L’attenzione che, in questi giorni le cronache dei mezzi d’informazione hanno rivolto a quanto avvenuto ai confini tra Sesto Fiorentino e Firenze, ha travalicato, ovviamente lo specifico dell’episodio a carattere locale, catturando l’interesse nazionale. La cronaca riporta di scontri tra “forze
dell’ordine” e circa un migliaio di cinesi. Ci preme prendere spunto da quanto accaduto e porci nell’ottica del cercare di comprendere il contesto che ha portato ad una vera e propria rivolta.
Partiamo dal fatto che quando ci riferiamo ai luoghi dove risiede la comunità cinese, a Firenze e nelle zone limitrofe, ma anche in altre città ad es. Milano, non ci riferiamo a quartieri “difficili”, a “banlieu”; ci riferiamo ad intere zone in cui la comunità cinese ha una presenza presso che maggioritaria, la definizione di “città fabbrica” rende appieno la realtà.
L’aspetto che si coglie è la percezione di un difficile e complicato rapporto tra “locali” e “nuovi”. Difficoltà che va, seppur lentamente, attenuandosi tenendo in considerazione che, ormai abbiamo a che fare con la seconda generazione; con chi è di origine cinese ma è italiano a tutti gli effetti.
Una comunità chiusa che pone come elemento qualificante della propria esistenza la “centralità della fabbrica”. Ma in questo concetto non vi alcunché di marxista, bensì si rende comprensibile quanto è, più o meno risaputo, e cioè che la quotidianità dei / delle cinesi / e ruota attorno al ciclo
produttivo, nel caso fiorentino alla filiera del tessile. Una comunità che vive nel silenzio assoluto il proprio rapporto con ciò che trova attorno. Un silenzio che spesso viene vissuto con sollievo dagli italiani. Il luogo comune che passa ha il carattere buonista: “si certo la loro vita si svolge tutta in fabbrica, lavorano tutto il giorno... ma non danno noia a nessuno”.

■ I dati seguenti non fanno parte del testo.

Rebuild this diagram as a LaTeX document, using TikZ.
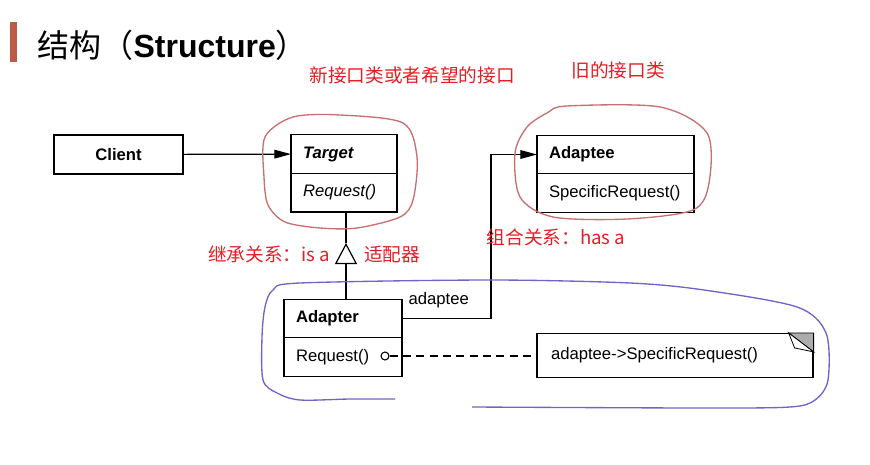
\documentclass[tikz,border=0pt]{standalone}
\usepackage{fontspec}
\setmainfont{Liberation Sans}
\newfontfamily\cjk{Noto Sans CJK SC}
\usepackage{tikz}
\usetikzlibrary{arrows.meta,positioning}
\definecolor{markred}{RGB}{228,30,36}
\definecolor{penred}{RGB}{198,112,112}
\definecolor{penblue}{RGB}{112,100,200}
\definecolor{barred}{RGB}{190,90,70}
\tikzset{class head/.style={
    draw,
    minimum height=29pt,
    text width=#1,
    inner xsep=9pt, inner ysep=0pt, outer sep=0pt,
    align=left,
    font=\fontsize{12.5}{14}\selectfont\bfseries
  },
  class ops/.style={class head=#1, font=\fontsize{12.5}{14}\selectfont},
  mark text/.style={text=markred, font=\cjk\fontsize{14}{16}\selectfont},
  pen/.style={line width=1pt, #1},
  uml arrow/.style={-{Triangle[length=12.5pt,width=6.5pt]}}
}

\begin{document}
\begin{tikzpicture}[x=0.75pt,y=-0.75pt,line width=0.9pt]
    \useasboundingbox (0,0) rectangle (870,464);
    \fill[barred] (10,22) rectangle (17,62);
    \node[anchor=west, inner sep=0pt, font=\fontsize{24}{28}\selectfont] (title) at (37,45)
        {{\cjk 结构（}\textbf{Structure}{\cjk ）}};

    \node[draw, minimum width=96.75pt, minimum height=29.25pt, font=\fontsize{12.5}{14}\selectfont\bfseries] (client) at (118.5,154.5) {Client};
    \node[class head=61.5pt] (target) at (344,154) {\textit{Target}};
    \node[class ops=61.5pt, below=0pt of target] (target ops) {\textit{Request()}};
    \node[class head=99.75pt] (adaptee) at (615.5,154.5) {Adaptee};
    \node[class ops=99.75pt, below=0pt of adaptee] (adaptee ops) {SpecificRequest()};
    \node[class head=70.5pt] (adapter) at (343,318.5) {Adapter};
    \node[class ops=70.5pt, below=0pt of adapter] (adapter ops) {Request()};
    \node[draw, minimum width=207pt, minimum height=33pt, text width=186pt, inner xsep=10.5pt,
        align=left, font=\fontsize{12.5}{14}\selectfont] (note) at (675,355.5) {adaptee-{}>SpecificRequest()\strut};

    \draw[uml arrow] (client) -- (target);
    \coordinate (inherit) at (346,243);
    \draw (target ops.south -| inherit) -- (inherit);
    \draw[-{Triangle[open,length=15.75pt,width=16.5pt]}] (adapter.north -| inherit) -- (inherit);
    \coordinate (bend) at (491,154.5);
    \draw[uml arrow] (adapter.east) -| (bend) -- (adaptee.west);
    \node[anchor=west, inner sep=0pt, font=\fontsize{12.5}{14}\selectfont] (role) at (408,300) {adaptee};
    \node[circle, draw, line width=0.8pt, inner sep=0pt, minimum size=6pt] (req) at (385,356) {};
    \draw[dash pattern=on 6pt off 4pt] (req) -- (req -| note.west);
    \filldraw[fill=gray!65, line width=0.6pt] (note.north east) ++(-25,0) -- (note.north east) -- ++(0,19) -- cycle;
    \filldraw[fill=white, line width=0.6pt] (note.north east) ++(-25,0) -- ++(6,15) -- ++(19,4) -- cycle;

    \node[mark text] (new iface) at (412,75) {新接口类或者希望的接口};
    \node[mark text] (old iface) at (618,70) {旧的接口类};
    \node[mark text] (is a) at (269,254) {继承关系：is a};
    \node[mark text] (wrapper) at (392,254) {适配器};
    \node[mark text] (has a) at (556,237) {组合关系：has a};

    \draw[pen=penred] plot[smooth cycle] coordinates {(265,137) (293,117) (340,115) (403,123) (417,157)
        (413,200) (400,217) (357,228) (320,228) (285,222) (268,205) (264,177)};
    \draw[pen=penred] plot[smooth cycle] coordinates {(547,113) (567,106) (660,107) (707,133) (709,183)
        (693,210) (627,219) (553,217) (520,197) (515,153) (527,127)};
    \draw[pen=penblue] plot[smooth] coordinates {(395,399) (350,399) (300,400) (277,393) (263,380)
        (262,337) (265,307) (273,290) (300,283) (490,280) (630,283) (704,290) (797,307) (826,333)
        (828,380) (815,400) (790,407) (700,408) (472,407)};
\end{tikzpicture}
\end{document}
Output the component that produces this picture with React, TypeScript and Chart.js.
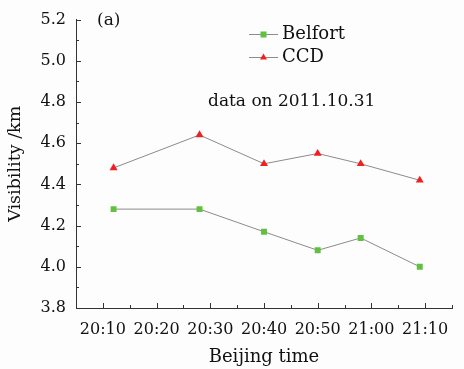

Ma poi succede un qualcosa che rompe la monotonia di un non rapporto.
A Prato la notte del 1 dicembre 2013, all’interno di un laboratorio scoppia un incendio e 7 operai cinesi muoiono. Oppure a Milano nel 2007, in via Sarpi come a Firenze nel 2007 nella zona industriale del tessile scoppia la rivolta. Scontri, feriti, arresti e tutto il corollario che ben conosciamo che accade in queste occasioni.
Se nel primo caso abbiamo a che fare con la fabbrica / dormitorio, nel secondo abbiamo a che fare con il rapporto conflittuale che esiste tra il tentativo di porre sotto controllo fiscale l’attività che svolge la comunità cinese e il metodo repressivo portato avanti dalle “forze dell’ordine”.
Se a Milano a far scattare la rivolta fu un controllo fiscale, piuttosto maldestro, ad una esercente cinese; a Firenze, in seguito al rogo del 2013 si sono intensificati i controlli, che spesso e volentieri si trasformano in un vero e proprio “fiato sul collo”, ai capannoni / laboratori.
L’ultima rivolta ha prodotto i soliti e rituali commenti e prese di posizione degli amministratori. A partire dal governatore Rossi abbiamo sentito il classico ritornello dei luoghi comuni a proposito di legalità, sfruttamento, evasione fiscale ecc. Ciò che ha impressionato e fatto gridare al complotto,
al fatto che era una rivolta preparata, è perchè in pochissime ore dai pochi presenti al momento del controllo si è arrivati al migliaio di manifestanti.
Nessuna parola abbiamo sentito rispetto ad una situazione che è nota a tutti; rispetto alle complicità dei tanti “professionisti” italiani che supportano
questa situazione, da chi affitta i locali a chi suggerisce i “trucchi” per ridurre i costi e massimizzare i profitti.
I cinesi che hanno tentato di esporre le motivazioni della protesta hanno posto al centro la pressione a cui sono sottoposti, anche loro si appellano alla legalità, una legalità che non sia sbilanciata, ma che sia equa, nei loro confronti ma anche nei confronti di italiani ed altri.
Probabilmente la strada affinché i lavoratori cinesi arrivino a lottare anche contro chi li sfrutta è lunga e difficile; la messa in discussione dei meccanismi perversi che tengono in piedi la filiera dei distretti industriali, dei dormitori abusivi, dello sfruttamento degli immigrati clandestini ecc. potrà darsi con lo sviluppo di un rapporto dialettico tra coloro che, quotidianamente provano a mettere in discussione lo stato di cose presenti e coloro che ne subiscono tutti gli effetti, repressione compresa.